The information needed includes:
- The names of the borrower and lender
- The address and legal description of the property
- The details of the original mortgage, including the amount, date, and where the mortgage is recorded
- The closing date on which the borrower’s property is conveyed to the lender
The lender and borrower must sign the deed in lieu of foreclosure document to finalize it. Consider having witnesses or notary acknowledgment to add validity to the signatures.
Sample
Frequently Asked Questions
What are the tax consequences of a deed in lieu of foreclosure?
While a deed in lieu of foreclosure does free you of your mortgage debts, those savings can count as income. The IRS specifically considers forgiven debts, like those you’d benefit from upon filing a deed in lieu of foreclosure, as income.

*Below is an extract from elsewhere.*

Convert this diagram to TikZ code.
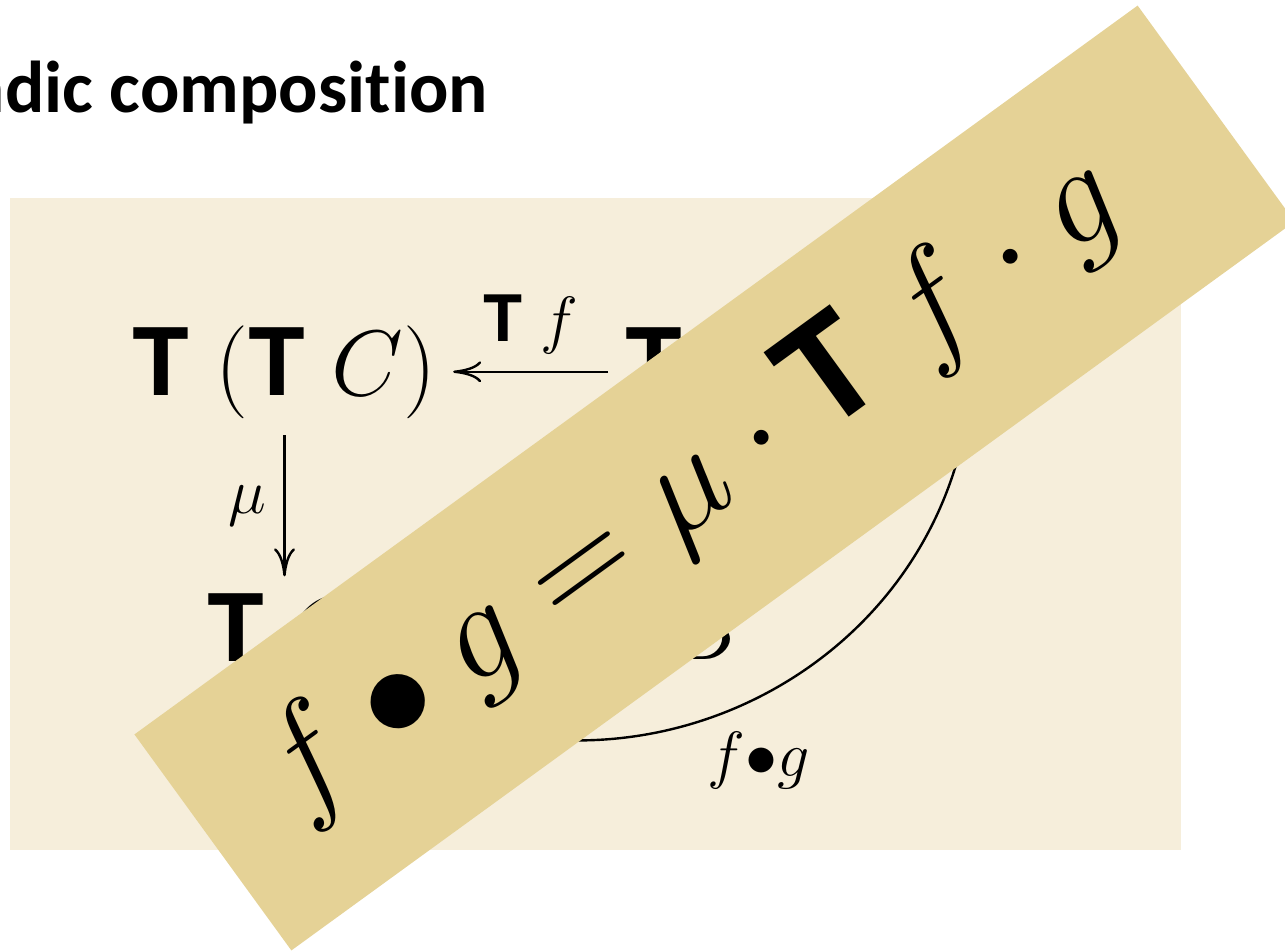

Borrowers can expect to pay taxes on that forgiven debt when the upcoming tax season rolls around.
Does a deed in lieu of foreclosure affect credit?
Filing a deed in lieu of foreclosure does hurt your credit score. However, the effect of a deed in lieu of foreclosure on your credit is nowhere near as severe as the effect of a foreclosure.
Does a deed in lieu of foreclosure wipe out junior liens?
When a borrower and lender complete a deed in lieu of foreclosure, the lender can issue the borrower a mortgage deed release. A mortgage deed release wipes out the original mortgage and any junior (second) mortgages on the property.
Is a deed in lieu of foreclosure the same as a short sale?
A deed in lieu of foreclosure differs from a short sale. A short sale is another tool that borrowers can use to avoid foreclosure.
With a short sale, you sell your home for far less than its market value. In turn, a lender can relieve you of your mortgage debt.
You are, however, still expected to inform your lender of your financial hardship and obtain prior approval from the lender before proceeding with a short sale.
Can a deed in lieu of foreclosure be reversed?
When you file a deed instead of foreclosure, you forgo your property ownership.
It is not possible to reverse a deed in lieu of foreclosure. That’s why it’s in a borrower’s best interest to explore other relief options before considering a deed in lieu of foreclosure.